Prototyping vs. Production

Well-intentioned reuse of existing tools may make scaling more difficult.

As a system starts to show promise of utility, ambitions turn from small demos to practical codes, and scale difficulties begin to show up. An initially attractive system foundation may have other properties which exact a relatively large cost in comparison to the expected benefits. One must consider these benefits carefully; engineering for scale may require paying higher costs during the early stages of development.

As an example, we built Sinapse on top of a symbolic mathematical system, Mathematica (MMa), because it had several attractive properties from a prototyping point of view. It provided a single program development environment which contained considerable built-in knowledge useful for manipulating symbolic (algebraic and differential) equations, a procedural programming language, and a transformation system for free. It promised portability of the result because MMa ran on several platforms, and it was interactive, which eased debugging by making inspection simpler. Early versions of Sinapse benefited because the availability of these mechanisms made it easier to prototype parts of the system, thereby selling the system concept via small demos.

Growing sophistication caused Sinapse's internal algorithm form to become more specialized. It became progressively more difficult to keep a form compatible with that of the underlying MMa system. Eventually, we gave up direct compatibility, opting for conversion to MMa's form when we needed MMa's mathematical knowledge, and then converting the result back to the Sinapse form. Happily the number of conversions per run have turned out to be infrequent. Obviously, we wish to (re)use the knowledge in a symbolic algebra system; the need for our own representations hints that staying within the environment defined by such a tool is not necessarily required. Ideally, we'd like to have a way of compiling symbolic manipulation knowledge stored in a knowledge-representation language such as KIF [#!Genesereth92a:knowledge-interchange-format-reference!#] into a form compatible with our desired representations. This is itself a program synthesis problem we don't know how to solve.

The MMa tree-to-tree rewrite system works well on small trees representing ``typical'' size mathematical formulas. Unfortunately, MMa's built-in control strategies work slowly on large sets of transformations (100's of rules) on large ASTs (10K tree nodes) which are typical of the size of the codes we synthesize. Further, MMa is an interpreter without any corresponding compiler, costing us an additional runtime factor of 10x. Synthesis times without optimization run to 30 minutes on a Sparc 2 and can be much longer with the optimizations. This has made building and testing the Sinapse system components relatively painful. If one insists on using ASTs, a tree-to-tree transformation system engine is cheap to replicate compared to the investment in a synthesis system; we would recommend instead looking into more efficient production system tools like OPS5 [#!Brownston85a!#].

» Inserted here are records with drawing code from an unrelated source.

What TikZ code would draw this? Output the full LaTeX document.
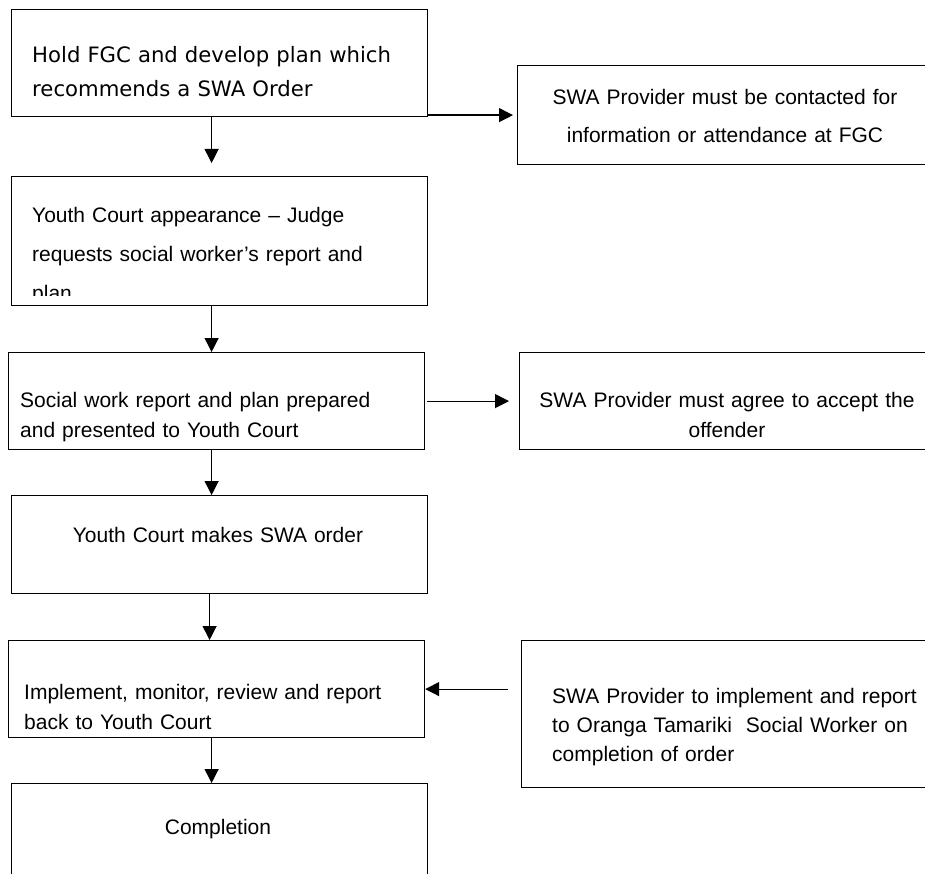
\documentclass[tikz,border=0pt]{standalone}
\usepackage{fontspec}
\setmainfont{Liberation Sans}
\newfontfamily\verd{DejaVu Sans}
\usetikzlibrary{arrows.meta}
\begin{document}
\begin{tikzpicture}[x=1pt,y=-1pt,
  box/.style={draw,line width=1.2pt,inner sep=0pt,anchor=north west},
  txt/.style={inner sep=0pt,anchor=base west,text width=400pt,align=left},
  ctxt/.style={inner sep=0pt,anchor=base,text width=400pt,align=center},
  arr/.style={line width=1.2pt,-{Triangle[length=14pt,width=14pt]}}]
\useasboundingbox (0,0) rectangle (925,874);
\clip (0,0) rectangle (925,874);
% boxes
\node[box,minimum width=416pt,minimum height=107pt] (b1) at (11,9) {};
\node[box,minimum width=416pt,minimum height=129pt] (b2) at (11,176) {};
\node[box,minimum width=416pt,minimum height=97pt] (b3) at (8,352) {};
\node[box,minimum width=416pt,minimum height=98pt] (b4) at (11,495) {};
\node[box,minimum width=416pt,minimum height=97pt] (b5) at (8,640) {};
\node[box,minimum width=416pt,minimum height=120pt] (b6) at (11,783) {};
\node[box,minimum width=420pt,minimum height=99pt] (r1) at (517,65) {};
\node[box,minimum width=420pt,minimum height=97pt] (r2) at (519,352) {};
\node[box,minimum width=420pt,minimum height=147pt] (r3) at (521,640) {};
% texts
\node[txt,font=\verd\fontsize{21.2}{34}\selectfont] (t1) at (32,63) {Hold FGC and develop plan which\\recommends a SWA Order};
\begin{scope}
\clip (b2.north west) rectangle ([yshift=11pt]b2.south east);
\node[txt,font=\fontsize{21}{39}\selectfont] (t2) at (32,223) {Youth Court appearance – Judge\\requests social worker’s report and\\plan};
\end{scope}
\node[txt,font=\fontsize{21}{30}\selectfont] (t3) at (20,407) {Social work report and plan prepared\\and presented to Youth Court};
\node[ctxt,font=\fontsize{21}{30}\selectfont] (t4) at (218,542) {Youth Court makes SWA order};
\node[txt,font=\fontsize{21}{30}\selectfont] (t5) at (24,699) {Implement, monitor, review and report\\back to Youth Court};
\node[ctxt,font=\fontsize{21}{30}\selectfont] (t6) at (218,834) {Completion};
\node[ctxt,font=\fontsize{21}{38}\selectfont] (tr1) at (725,105) {SWA Provider must be contacted for\\information or attendance at FGC};
\node[ctxt,font=\fontsize{21}{30}\selectfont] (tr2) at (727,407) {SWA Provider must agree to accept the\\offender};
\node[txt,font=\fontsize{21}{29}\selectfont] (tr3) at (552,703) {SWA Provider to implement and report\\to Oranga Tamariki\ \ Social Worker on\\completion of order};
% connectors
\draw[arr,shorten >=13pt] ([xshift=-8pt]b1.south) -- ([xshift=-8pt]b2.north);
\draw[arr] ([xshift=-8pt]b2.south) -- ([xshift=-5pt]b3.north);
\draw[arr] ([xshift=-5pt]b3.south) -- ([xshift=-8pt]b4.north);
\draw[arr] ([xshift=-10pt]b4.south) -- ([xshift=-7pt]b5.north);
\draw[arr] ([xshift=-5pt]b5.south) -- ([xshift=-8pt]b6.north);
\draw[arr,shorten >=4pt] (b1.east |- r1.west) -- (r1.west);
\draw[arr,shorten <=2pt,shorten >=10pt] (b3.east) -- (r2.west);
\draw[arr,shorten <=13pt] (r3.west |- b5.east) -- (b5.east);
\end{tikzpicture}
\end{document}
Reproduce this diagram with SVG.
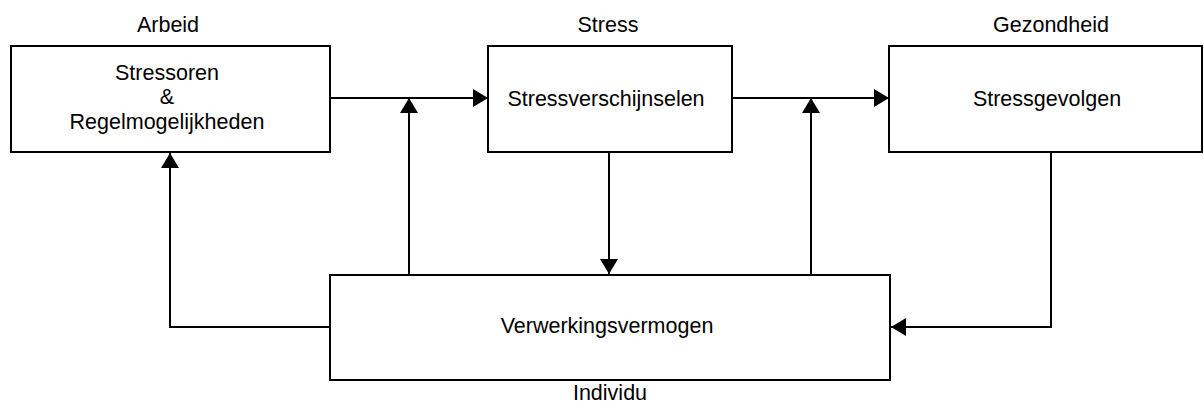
<svg xmlns="http://www.w3.org/2000/svg" width="1204" height="405" viewBox="0 0 1204 405">
<style>
.box{fill:#fff;stroke:#000;stroke-width:2}
.t{font-family:"Liberation Sans",Arial,sans-serif;font-size:21.5px;fill:#000;text-anchor:middle}
.c{fill:none;stroke:#000;stroke-width:2}
</style>
<defs>
<marker id="ah" markerUnits="userSpaceOnUse" markerWidth="16" markerHeight="18" refX="15" refY="9" orient="auto">
<path d="M0,0 L15,9 L0,18 Z" fill="#000"/>
</marker>
</defs>
<rect width="1204" height="405" fill="#fff"/>
<g id="connectors">
<path class="c" d="M330,98 H488" marker-end="url(#ah)"/>
<path class="c" d="M409,275 V98" marker-end="url(#ah)"/>
<path class="c" d="M732,98 H889" marker-end="url(#ah)"/>
<path class="c" d="M811,275 V98" marker-end="url(#ah)"/>
<path class="c" d="M609,152 V274" marker-end="url(#ah)"/>
<path class="c" d="M330,327 H170 V153" marker-end="url(#ah)"/>
<path class="c" d="M1051,152 V327 H891" marker-end="url(#ah)"/>
</g>
<g id="arbeid">
<text class="t" x="168" y="32">Arbeid</text>
<rect class="box" x="11" y="46" width="319" height="106"/>
<text class="t" x="167" y="80">Stressoren</text>
<text class="t" x="167" y="104">&amp;</text>
<text class="t" x="167" y="129">Regelmogelijkheden</text>
</g>
<g id="stress">
<text class="t" x="608" y="32">Stress</text>
<rect class="box" x="488" y="46" width="244" height="106"/>
<text class="t" x="606" y="106">Stressverschijnselen</text>
</g>
<g id="gezondheid">
<text class="t" x="1051" y="32">Gezondheid</text>
<rect class="box" x="889" y="46" width="313" height="106"/>
<text class="t" x="1047" y="106">Stressgevolgen</text>
</g>
<g id="individu">
<rect class="box" x="330" y="275" width="560" height="105"/>
<text class="t" x="607" y="333">Verwerkingsvermogen</text>
<text class="t" x="610" y="400">Individu</text>
</g>
</svg>
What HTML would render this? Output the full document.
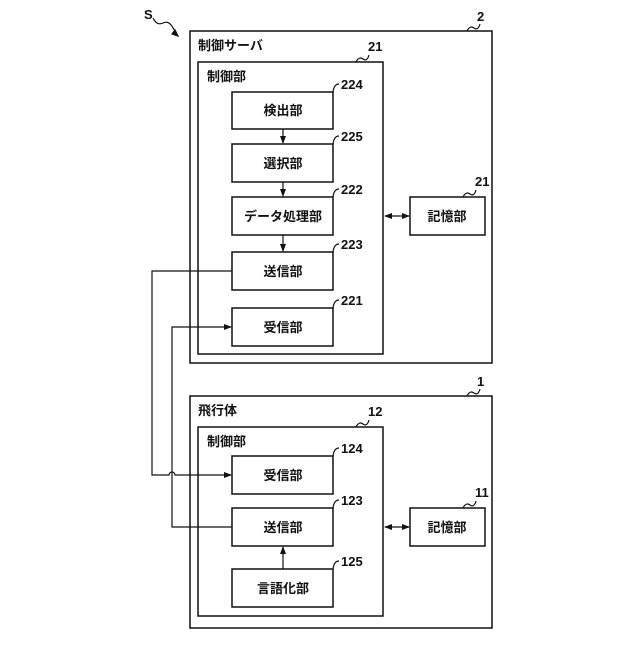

Even the choice of ASTs is called into question by scale. Most ``purist"'' transformation systems, MMa being no exception, operate by manipulation of ASTs. However, serious optimization of refined code requires that dataflow analysis be performed; ASTs are a poor choice for this. The lion's share of the cost in the optimizer is the need to recompute the data flow analysis information after an optimization has been made. An approach we are pursuing is the use of compiler representations such as Static Single Assignment form [#!Cytron91:computing-SSA-form-efficiently!#], in which the data flow has been made explicit, and optimizations directly transform the dataflows, keeping them up to date. An ideal solution would be to treat the data flow analysis problem as a problem in incremental re-computation, and use finite difference methods (unfortunately, this term is common to both PDE solving and program synthesis but doesn't mean the same thing) to keep dataflows current [#!Smith89a:KIDS-overview!#].

Many difficulties can be traced to the tension between prototyping and production. Synthesis systems are controversial enough so that the need to prototype them early can predispose evolutionary descendents to later scale troubles. For conventional SE tasks, we know that prototypes are a poor foundation for production code; for knowledge-based systems, evidence that a prototype works should similarly not be treated as evidence that the prototype can be easily extended to a production code by mere incremental addition of knowledge.